Directed by Lars von Trier
DENMARK/SWEDEN/UNITED KINGDOM/FRANCE/GERMANY/177 MINUTES/SPECIAL PRESENTATION
A lot's been made of the fact that Lars von Trier entirely shot Dogville in a warehouse, without sets of any kind. Houses are marked with chalk on a black floor, and the background alternates between black and white to indicate day and night. And it's not that aspect of the film that I object to - it's easy enough to see past the minimalist set design - it's the severely overlong running time (three hours!) and inexplicably odd behavior among characters that does the film in. Set in the '30s, Dogville stars Nicole Kidman as Grace - a fugitive on the run from gangsters.

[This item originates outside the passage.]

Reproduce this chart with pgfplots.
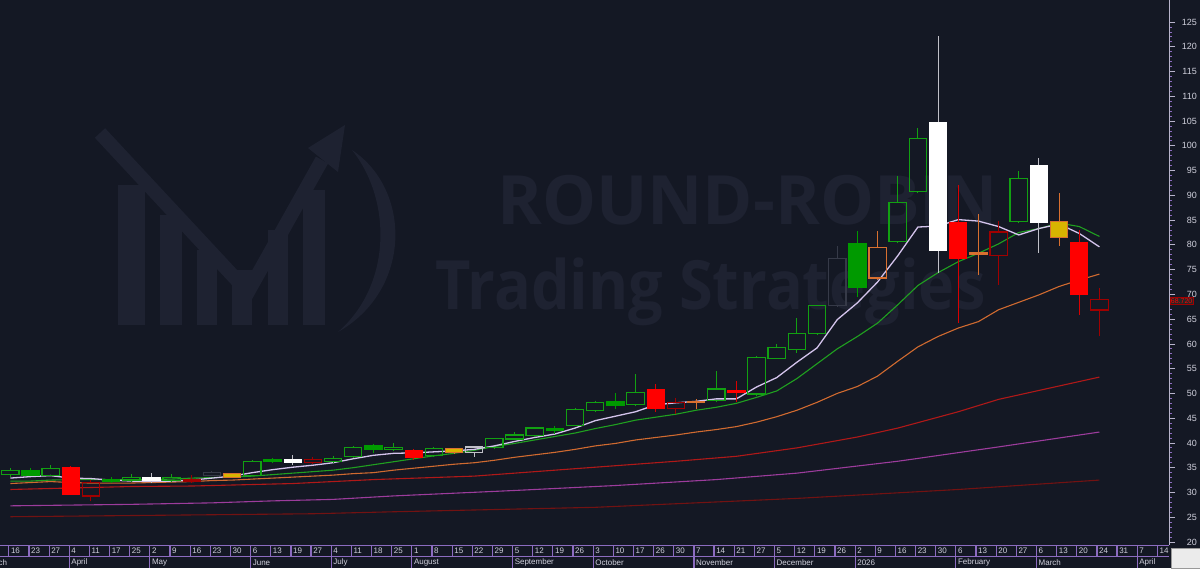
\documentclass[border=0pt]{standalone}
\usepackage{pgfplots}
\pgfplotsset{compat=1.18}
\usepackage{fontspec}
\setmainfont{Liberation Sans}
\newfontfamily\wmfont{Open Sans}
\definecolor{bg}{HTML}{141824}
\definecolor{wm}{HTML}{1E2231}
\definecolor{cg}{HTML}{12A012}
\definecolor{cgf}{HTML}{009A00}
\definecolor{cr}{HTML}{FF0000}
\definecolor{cdr}{HTML}{A00000}
\definecolor{cw}{HTML}{FFFFFF}
\definecolor{cwk}{HTML}{C0C0C8}
\definecolor{cy}{HTML}{D8B400}
\definecolor{co}{HTML}{D87030}
\definecolor{ck}{HTML}{363A48}
\definecolor{mawhite}{HTML}{D4C4EC}
\definecolor{magreen}{HTML}{20A020}
\definecolor{maorange}{HTML}{D06A30}
\definecolor{mared}{HTML}{B01818}
\definecolor{mapurple}{HTML}{9C3C9C}
\definecolor{madark}{HTML}{721212}
\definecolor{stripc}{HTML}{8C6CC0}
\definecolor{labc}{HTML}{D0D0DC}
\definecolor{axisc}{HTML}{B8B4CC}
\pgfplotsset{
 bodyG/.style={draw=cg, line width=1.2pt, fill=none},
 wickG/.style={draw=cg, line width=1pt},
 bodyGF/.style={draw=cgf, line width=1pt, fill=cgf},
 wickGF/.style={draw=cgf, line width=1pt},
 bodyR/.style={draw=cr, line width=1pt, fill=cr},
 wickR/.style={draw=cr!85!black, line width=1pt},
 bodyDR/.style={draw=cdr, line width=1.2pt, fill=none},
 wickDR/.style={draw=cdr, line width=1pt},
 bodyW/.style={draw=cw, line width=1pt, fill=cw},
 wickW/.style={draw=cwk, line width=1pt},
 bodyWO/.style={draw=cwk, line width=1.2pt, fill=none},
 wickWO/.style={draw=cwk, line width=1pt},
 bodyY/.style={draw=co, line width=0.8pt, fill=cy},
 wickY/.style={draw=co, line width=1pt},
 bodyO/.style={draw=co, line width=1.2pt, fill=none},
 wickO/.style={draw=co, line width=1pt},
 bodyOF/.style={draw=co, line width=1pt, fill=co},
 wickOF/.style={draw=co, line width=1pt},
 bodyK/.style={draw=ck, line width=1.2pt, fill=none},
 wickK/.style={draw=ck, line width=1pt},
}
% i, body low, body high, low, high, style
\newcommand\candle[6]{%
 \pgfmathsetmacro\xa{#1-0.43}\pgfmathsetmacro\xb{#1+0.43}%
 \addplot[wick#6] coordinates {(#1,#4) (#1,#2)};
 \addplot[wick#6] coordinates {(#1,#3) (#1,#5)};
 \addplot[body#6] coordinates {(\xa,#2) (\xb,#2) (\xb,#3) (\xa,#3)} -- cycle;
}
\newcommand\smallfont{\fontsize{8}{9}\selectfont}
\begin{document}
\begin{tikzpicture}[x=1pt,y=1pt]
\path[use as bounding box, fill=bg] (0,0) rectangle (1200,568);
% watermark logo
\begin{scope}[yshift=568pt, y=-1pt]
 \fill[wm] (118,185) rectangle (145,325);
 \fill[wm] (160,215) rectangle (182,325);
 \fill[wm] (197,250) rectangle (217,325);
 \fill[wm] (232,270) rectangle (252,325);
 \fill[wm] (268,230) rectangle (288,325);
 \fill[wm] (303,190) rectangle (325,325);
 \draw[wm, line width=14pt, line join=miter] (100,133) -- (248,292) -- (322,160);
 \fill[wm] (345,125) -- (308,148) -- (338,172) -- cycle;
 \fill[wm] (352,150) .. controls (412,190) and (412,290) .. (338,332) .. controls (392,285) and (392,200) .. cycle;
\end{scope}
\node[anchor=base west, inner sep=0pt, text=wm, font=\wmfont\bfseries\fontsize{68}{68}\selectfont] at (497,343) {ROUND-ROBIN};
\node[anchor=base west, inner sep=0pt, text=wm, xscale=0.9, font=\wmfont\bfseries\fontsize{68}{68}\selectfont] at (435,258) {Trading Strategies};
\begin{axis}[
 at={(0pt,23pt)}, anchor=south west,
 scale only axis, width=1169pt, height=545pt,
 xmin=-0.511, xmax=57.45, ymin=19.39, ymax=129.45,
 clip=false,
 axis x line=none, axis y line*=right,
 y axis line style={draw=axisc, line width=0.8pt},
 ytick={20,25,...,125}, minor y tick num=4,
 tick align=outside, major tick length=6pt, minor tick length=3pt,
 y tick style={draw=axisc, line width=0.8pt},
 minor y tick style={draw=stripc, line width=0.8pt},
 /pgf/number format/assume math mode=true,
 yticklabel style={anchor=east, inner sep=0pt, xshift=22pt, text=labc, font=\fontsize{9}{10}\selectfont},
]
% moving averages
\addplot[madark, line width=1.1pt] coordinates {(0,25.1) (5,25.3) (10,25.5) (15,25.7) (19,26.1) (29,27.0) (39,28.8) (47,30.6) (54,32.5)};
\addplot[mapurple, line width=1.1pt] coordinates {(0,27.3) (6,27.6) (10,27.9) (13,28.3) (16,28.6) (19,29.3) (25,30.4) (30,31.4) (35,32.6) (39,33.9) (44,36.3) (49,39.2) (54,42.2)};
\addplot[mared, line width=1.1pt] coordinates {(0,30.6) (2,30.8) (6,31.2) (9,31.3) (14,31.8) (18,32.6) (23,33.3) (26,34.2) (29,35.1) (33,36.3) (36,37.3) (39,39.0) (42,41.2) (44,43.0) (47,46.3) (49,48.8) (52,51.5) (54,53.3)};
\addplot[maorange, line width=1.1pt] coordinates {(0,31.8) (1,32.0) (2,32.2) (3,32.0) (4,31.9) (5,31.9) (6,31.9) (7,32.0) (8,32.1) (9,32.2) (10,32.4) (11,32.5) (12,32.7) (13,32.9) (14,33.1) (15,33.3) (16,33.5) (17,33.8) (18,34.0) (19,34.5) (20,34.9) (21,35.3) (22,35.7) (23,36.0) (24,36.5) (25,37.1) (26,37.6) (27,38.1) (28,38.7) (29,39.4) (30,39.9) (31,40.6) (32,41.1) (33,41.6) (34,42.2) (35,42.7) (36,43.3) (37,44.2) (38,45.3) (39,46.6) (40,48.2) (41,50.0) (42,51.4) (43,53.5) (44,56.5) (45,59.4) (46,61.5) (47,63.2) (48,64.5) (49,66.9) (50,68.4) (51,69.9) (52,71.6) (53,72.9) (54,74.1)};
\addplot[magreen, line width=1.1pt] coordinates {(0,32.3) (1,32.3) (2,32.5) (3,32.6) (4,32.6) (5,32.6) (6,32.6) (7,32.6) (8,32.7) (9,32.9) (10,33.0) (11,33.1) (12,33.3) (13,33.6) (14,33.9) (15,34.2) (16,34.5) (17,35.0) (18,35.6) (19,36.2) (20,36.8) (21,37.4) (22,37.9) (23,38.5) (24,39.3) (25,39.9) (26,40.6) (27,41.3) (28,42.0) (29,42.9) (30,43.7) (31,44.6) (32,45.2) (33,45.8) (34,46.6) (35,47.2) (36,48.0) (37,49.2) (38,50.5) (39,53.0) (40,56.0) (41,59.0) (42,61.5) (43,64.2) (44,67.9) (45,71.8) (46,74.4) (47,76.6) (48,78.3) (49,80.2) (50,82.5) (51,83.3) (52,84.4) (53,83.7) (54,81.7)};
\addplot[mawhite, line width=1.3pt] coordinates {(0,32.9) (1,33.2) (2,33.4) (3,32.9) (4,32.8) (5,32.5) (6,32.3) (7,32.2) (8,32.3) (9,32.5) (10,32.9) (11,33.3) (12,34.0) (13,34.6) (14,35.1) (15,35.5) (16,36.0) (17,36.8) (18,37.5) (19,37.9) (20,38.0) (21,38.2) (22,38.4) (23,38.7) (24,39.4) (25,40.3) (26,41.1) (27,41.8) (28,43.0) (29,44.5) (30,45.4) (31,46.3) (32,47.7) (33,48.1) (34,48.4) (35,48.9) (36,48.9) (37,51.3) (38,53.2) (39,56.3) (40,59.2) (41,64.9) (42,68.3) (43,72.5) (44,77.8) (45,83.6) (46,83.8) (47,85.1) (48,84.8) (49,83.7) (50,82.0) (51,83.3) (52,84.2) (53,82.3) (54,79.6)};
% candles: i, body low, body high, low, high, style
\candle{0}{33.7}{34.4}{33.2}{35.0}{G}
\candle{1}{33.5}{34.5}{33.3}{35.0}{GF}
\candle{2}{33.5}{34.9}{33.3}{35.5}{G}
\candle{3}{29.5}{35.0}{29.5}{35.3}{R}
\candle{4}{29.3}{32.0}{28.2}{32.5}{DR}
\candle{5}{32.3}{32.7}{32.0}{33.2}{GF}
\candle{6}{32.5}{33.1}{32.2}{33.7}{G}
\candle{7}{32.4}{33.1}{31.9}{33.9}{W}
\candle{8}{32.4}{33.1}{32.3}{33.7}{G}
\candle{9}{32.3}{32.6}{31.9}{33.5}{DR}
\candle{10}{33.5}{34.0}{33.3}{34.3}{K}
\candle{11}{33.1}{33.8}{33.0}{34.0}{Y}
\candle{12}{33.5}{36.2}{33.3}{36.6}{G}
\candle{13}{36.2}{36.6}{35.9}{37.0}{GF}
\candle{14}{36.1}{36.7}{35.5}{37.6}{W}
\candle{15}{36.0}{36.6}{35.9}{37.2}{DR}
\candle{16}{36.2}{36.9}{36.0}{37.4}{G}
\candle{17}{37.2}{39.1}{37.0}{39.3}{G}
\candle{18}{38.7}{39.4}{37.9}{39.8}{GF}
\candle{19}{38.6}{39.0}{38.3}{40.0}{G}
\candle{20}{37.0}{38.4}{36.6}{38.7}{R}
\candle{21}{37.4}{38.8}{37.2}{39.1}{G}
\candle{22}{38.0}{38.8}{37.8}{39.0}{Y}
\candle{23}{38.0}{39.2}{37.2}{39.3}{WO}
\candle{24}{39.0}{40.9}{38.8}{41.0}{G}
\candle{25}{40.8}{41.6}{40.6}{42.3}{G}
\candle{26}{41.5}{43.0}{41.3}{43.3}{G}
\candle{27}{42.6}{42.9}{41.9}{43.4}{GF}
\candle{28}{43.6}{46.8}{43.4}{47.1}{G}
\candle{29}{46.5}{48.1}{46.3}{48.5}{G}
\candle{30}{47.5}{48.3}{46.8}{50.1}{GF}
\candle{31}{47.7}{50.2}{47.5}{53.9}{G}
\candle{32}{47.0}{50.8}{46.3}{52.0}{R}
\candle{33}{47.0}{48.2}{45.8}{49.0}{DR}
\candle{34}{48.1}{48.4}{46.8}{48.9}{OF}
\candle{35}{48.5}{50.9}{48.3}{54.6}{G}
\candle{36}{50.2}{50.6}{48.3}{52.5}{R}
\candle{37}{49.9}{57.3}{49.5}{57.5}{G}
\candle{38}{57.1}{59.2}{57.0}{59.9}{G}
\candle{39}{58.9}{62.1}{58.2}{65.2}{G}
\candle{40}{62.1}{67.7}{61.8}{67.9}{G}
\candle{41}{67.7}{77.3}{67.5}{79.8}{K}
\candle{42}{71.4}{80.2}{69.5}{82.8}{GF}
\candle{43}{73.3}{79.5}{73.0}{82.8}{O}
\candle{44}{80.7}{88.6}{80.3}{93.9}{G}
\candle{45}{90.7}{101.5}{90.4}{103.5}{G}
\candle{46}{78.8}{104.8}{74.3}{122.1}{W}
\candle{47}{77.2}{84.6}{64.2}{92.1}{R}
\candle{48}{78.1}{78.5}{73.9}{86.2}{OF}
\candle{49}{77.8}{82.6}{71.9}{84.8}{DR}
\candle{50}{84.7}{93.4}{84.5}{94.9}{G}
\candle{51}{84.6}{96.1}{78.4}{97.6}{W}
\candle{52}{81.6}{84.8}{79.8}{90.5}{Y}
\candle{53}{69.9}{80.5}{65.8}{83.0}{R}
\candle{54}{66.85}{68.9}{61.5}{71.2}{DR}
\end{axis}
% date strip
\draw[stripc, line width=1pt] (0,23) -- (1169,23);
\draw[stripc, line width=1pt] (0,11.5) -- (1169,11.5);
\foreach \i/\d in {0/16,1/23,2/27,3/4,4/11,5/17,6/25,7/2,8/9,9/16,10/23,11/30,12/6,13/13,14/19,15/27,16/4,17/11,18/18,19/25,20/1,21/8,22/15,23/22,24/29,25/5,26/12,27/19,28/26,29/3,30/10,31/17,32/26,33/30,34/7,35/14,36/21,37/27,38/5,39/12,40/19,41/26,42/2,43/9,44/16,45/23,46/30,47/6,48/13,49/20,50/27,51/6,52/13,53/20,54/24,55/31,56/7,57/14}{
 \pgfmathsetmacro\xx{10.3+20.15*\i}
 \draw[stripc, line width=1.2pt] (\xx-1.5,23) -- (\xx-1.5,11.5);
 \node[anchor=west, inner sep=0pt, text=labc, font=\smallfont] at (\xx+0.5,17.2) {\d};
}
\foreach \i/\m in {-1.3/March,3/April,7/May,12/June,16/July,20/August,25/September,29/October,34/November,38/December,42/2026,47/February,51/March,56/April}{
 \pgfmathsetmacro\xx{10.3+20.15*\i}
 \draw[stripc, line width=1.2pt] (\xx-1.5,11.5) -- (\xx-1.5,0);
 \node[anchor=west, inner sep=0pt, text=labc, font=\smallfont] at (\xx+0.5,5.6) {\m};
}
% last price tag
\node[anchor=west, draw=cdr, fill=black!85, text=cr, inner sep=1.2pt, font=\fontsize{7}{8}\selectfont] at (1169.5,267.3) {68.720};
% corner box
\fill[black!8] (1171,0) rectangle (1200,20);
\draw[black!40] (1171,0) rectangle (1200,20);
\end{tikzpicture}
\end{document}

She arrives in Dogville, a small town located in the Rocky Mountains and slowly insinuates herself into the lives of its residents - particularly Tom (Paul Bettany), a kind would-be writer. But as time progresses, the denizens begin to realize the control they have over Grace and eventually use that knowledge to their advantage. Dogville's been accused of being anti-American, a claim that's not far off the mark. Von Trier clearly believes the majority of Americans (or is it just humans?) are ready and willing to submit to mob mentality and - worse yet - that most men have no problems with rape (evidently, in von Trier's world, the only thing preventing a man from becoming a rapist is the time and effort that goes into it). Without giving too much away, the film's bizarre transformation into Boxing Helena with better actors is completely absurd and not believable in the least. And it's such a shame, too, as von Trier does a nice job in setting up the town and people in it; almost every character winds up fairly well-developed, and the town becomes intimately familiar to us fairly quickly (I suppose that's what happens when there are no walls hindering our view). Still, the film never becomes all-out boring - a testament to the talented actors, with Kidman and Bettany clear stand-outs. While I don't really recommend the movie, the whole thing might just be worth sitting through to witness the spectacularly cruel ending.